Every now and then you walk into a place and it’s as if the world has suddenly, wonderfully slotted into place and everything is as it should be. The air seems clearer, the lights brighter, there’s a lemony scent of fresh positivity on the wind. It’s an unexpected utopia.
A couple of weeks ago I was heading up to St Pancras to meet Arianna and the blogless Kate for coffee and as I was cycling, early and feeling fine, I took a detour and discovered Unpackaged. Unpackaged is exactly the sort of place you walk into and it’s as if the world has suddenly sorted itself out.
It’s a bulk buy, bring-your-own-bag kind of place, the sort of shop my mum used to send me when I was a kid and she’d run out of nutmeg.

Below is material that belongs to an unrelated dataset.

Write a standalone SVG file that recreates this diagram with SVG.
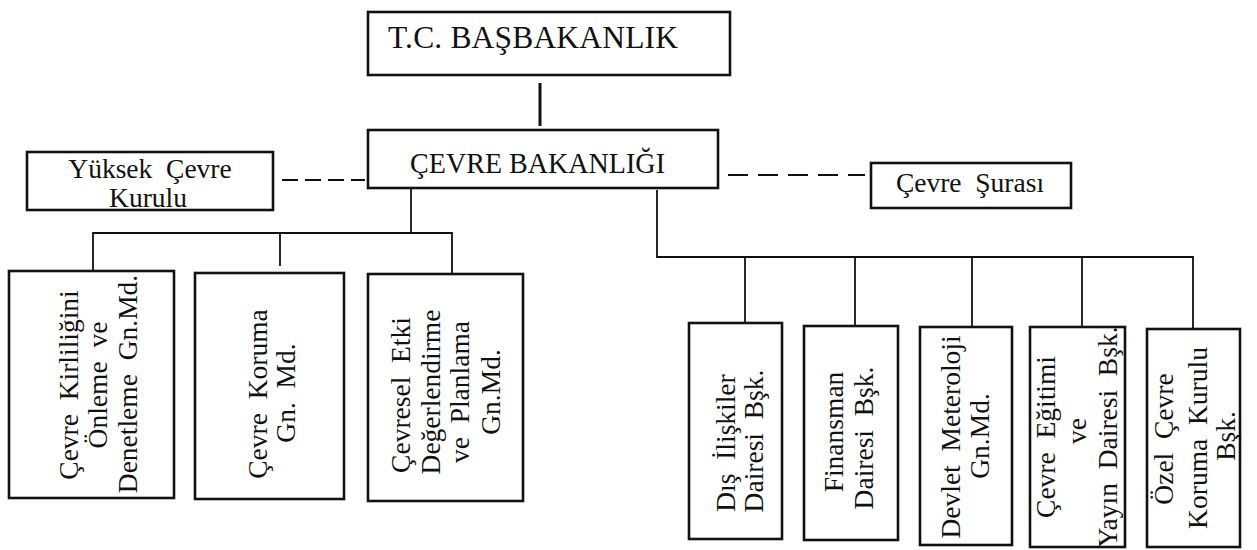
<svg xmlns="http://www.w3.org/2000/svg" width="1257" height="550" viewBox="0 0 1257 550">
<style>
.box{fill:#fff;stroke:#111;stroke-width:2.6}
.ln{stroke:#111;stroke-width:1.8;fill:none}
.dash{stroke:#111;stroke-width:2;fill:none}
text{font-family:"Liberation Serif","Times New Roman",serif;fill:#111;white-space:pre}
.t{font-size:27.5px;text-anchor:middle}
</style>
<rect width="1257" height="550" fill="#fff"/>
<g id="connectors">
<line class="ln" x1="540" y1="83" x2="540" y2="126" style="stroke-width:3"/>
<line class="dash" x1="282" y1="180" x2="365" y2="180" stroke-dasharray="16 7"/>
<line class="dash" x1="728" y1="175" x2="865" y2="175" stroke-dasharray="20 10"/>
<polyline class="ln" points="411,188 411,233"/>
<polyline class="ln" points="93,271 93,233 452,233 452,274"/>
<line class="ln" x1="280" y1="233" x2="280" y2="266"/>
<polyline class="ln" points="657,190 657,257 1193,257 1193,329"/>
<line class="ln" x1="745" y1="257" x2="745" y2="323"/>
<line class="ln" x1="855" y1="257" x2="855" y2="326"/>
<line class="ln" x1="972" y1="257" x2="972" y2="327"/>
<line class="ln" x1="1082" y1="257" x2="1082" y2="327"/>
</g>
<g id="basbakanlik">
<rect class="box" x="368" y="12" width="362" height="63"/>
<text x="388" y="48" style="font-size:31.5px" textLength="290">T.C. BAŞBAKANLIK</text>
</g>
<g id="cevre-bakanligi">
<rect class="box" x="368" y="130" width="350" height="58"/>
<text x="410" y="173" style="font-size:30px" textLength="255" lengthAdjust="spacingAndGlyphs">ÇEVRE BAKANLIĞI</text>
</g>
<g id="yuksek-cevre-kurulu">
<rect class="box" x="27" y="152" width="246" height="58"/>
<text class="t" x="150" y="178">Yüksek  Çevre</text>
<text class="t" x="148" y="207">Kurulu</text>
</g>
<g id="cevre-surasi">
<rect class="box" x="871" y="163" width="200" height="45"/>
<text class="t" x="970" y="192">Çevre  Şurası</text>
</g>
<g id="kirlilik">
<rect class="box" x="9" y="271" width="165" height="227"/>
<text class="t" transform="translate(78,385) rotate(-90)">Çevre  Kirliliğini</text>
<text class="t" transform="translate(107,385) rotate(-90)">Önleme  ve</text>
<text class="t" transform="translate(137,384) rotate(-90)">Denetleme  Gn.Md.</text>
</g>
<g id="koruma">
<rect class="box" x="195" y="273" width="149" height="226"/>
<text class="t" transform="translate(267,394) rotate(-90)">Çevre  Koruma</text>
<text class="t" transform="translate(295,393) rotate(-90)">Gn.  Md.</text>
</g>
<g id="etki">
<rect class="box" x="368" y="274" width="155" height="227"/>
<text class="t" transform="translate(410,395) rotate(-90)">Çevresel  Etki</text>
<text class="t" transform="translate(440,392) rotate(-90)">Değerlendirme</text>
<text class="t" transform="translate(469,392) rotate(-90)">ve  Planlama</text>
<text class="t" transform="translate(500,392) rotate(-90)">Gn.Md.</text>
</g>
<g id="dis-iliskiler">
<rect class="box" x="689" y="323" width="93" height="216"/>
<text class="t" transform="translate(735,443) rotate(-90)">Dış  İlişkiler</text>
<text class="t" transform="translate(763,441) rotate(-90)">Dairesi  Bşk.</text>
</g>
<g id="finansman">
<rect class="box" x="804" y="326" width="94" height="214"/>
<text class="t" transform="translate(843,432) rotate(-90)">Finansman</text>
<text class="t" transform="translate(873,438) rotate(-90)">Dairesi  Bşk.</text>
</g>
<g id="meteoroloji">
<rect class="box" x="920" y="327" width="92" height="218"/>
<text class="t" transform="translate(960,437) rotate(-90)">Devlet  Meteroloji</text>
<text class="t" transform="translate(989,436) rotate(-90)">Gn.Md.</text>
</g>
<g id="egitim">
<rect class="box" x="1030" y="327" width="95" height="220"/>
<text class="t" transform="translate(1055,437) rotate(-90)">Çevre  Eğitimi</text>
<text class="t" transform="translate(1086,431) rotate(-90)">ve</text>
<text class="t" transform="translate(1117,437) rotate(-90)">Yayın  Dairesi  Bşk.</text>
</g>
<g id="ozel-cevre">
<rect class="box" x="1147" y="329" width="93" height="218"/>
<text class="t" transform="translate(1173,439) rotate(-90)">Özel  Çevre</text>
<text class="t" transform="translate(1207,438) rotate(-90)">Koruma  Kurulu</text>
<text class="t" transform="translate(1235,436) rotate(-90)">Bşk.</text>
</g>
</svg>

You walk in and are immediately surrounded by great bins of flour, dried beans and fruit, Borax, dish detergent, different shaped pasta. There’s a corner dedicated to fair-trade, shade grown coffees, another to locally made cheese, an entire section in the back filled with great jars of home-made jams, which you can purchase by weight. It’s a paradise for the locavore, a haven for the organic maven, a goldmine for those who only want a few grams for a recipe they’re trying out. It is precisely the type of establishment I never thought I’d ever be able to find in the UK, but thankfully, mercifully, here it in just north of Exmouth Market.
You wander round, filling up the tubs and containers you brought from home with all the things you need – a bit of baking soda, a handful of chocolate-covered nuts, the staples of fresh lettuce, eggplant and peppers — and at the end, deposit your takings on the counter where Catherine, the genius behind it all, will carefully weigh everything and tally up your bill.
Catherine herself is immediately welcoming and clearly both very dedicated to spreading the low-impact word and equally passionate about providing excellent quality. She’s been in the business since 2006 and is a font of information She’s chatty, witty, very opinionated in the best possible way and, to my delight, a fellow devotee to BBC4’s The Food Prgramme. When I ask about the wine selection, she goes into minor raptures over the white boxed wine (supplied by the Borough Market wine stall). There is a stack of empty bottles behind it, with secure flip-top lids. The idea is to keep it organic and sustainable, but cheap enough that people can nip in on their way home to snag a bottle after a long day or stock up on a few home-made jams for Saturday’s brunch.
I just realised I don’t have any pictures of the jams OR the bins. For shame. What a good thing it is that I’m good studenting at the British Library today.